The study demonstrates that the introduction of the electrochemically inactive dielectric additive Li[sub.2]TiO[sub.3] to LTO results in a strong decrease in the grain boundary resistance of LTO-Li[sub.2]TiO[sub.3] (LTC) composites at a low concentration of Li[sub.2]TiO[sub.3]. With the increase in the concentration of Li[sub.2]TiO[sub.3] in LTC composites, the grain boundary resistance goes through a minimum and increases again due to the growth of the insulation layer of small Li[sub.2]TiO[sub.3] particles around LTO grains. For LTO-TiO[sub.2] (LTT) composites, a similar effect was observed, albeit not as strong.
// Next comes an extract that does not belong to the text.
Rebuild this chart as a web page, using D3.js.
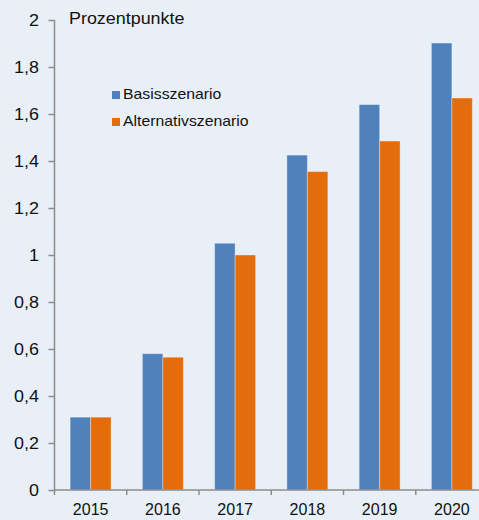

It was found that LTC composites at low concentration of Li[sub.2]TiO[sub.3] have unusually high charge-discharge capacity exceeding the theoretical value for pure LTO. This effect is likely to be caused by the occurrence of the electrochemical activity of Li[sub.2]TiO[sub.3] in the vicinity of the interfaces between LTO and Li[sub.2]TiO[sub.3]. The increase in the capacity may be qualitatively described in terms of the model of two-phase composite in which there is the interface layer with a high capacity. Contrasting with LTC composites, in LTT composites, no capacity enhancement was observed, which was likely due to a noticeable difference in crystal structures of LTO and TiO[sub.2] preventing the formation of coherent interfaces.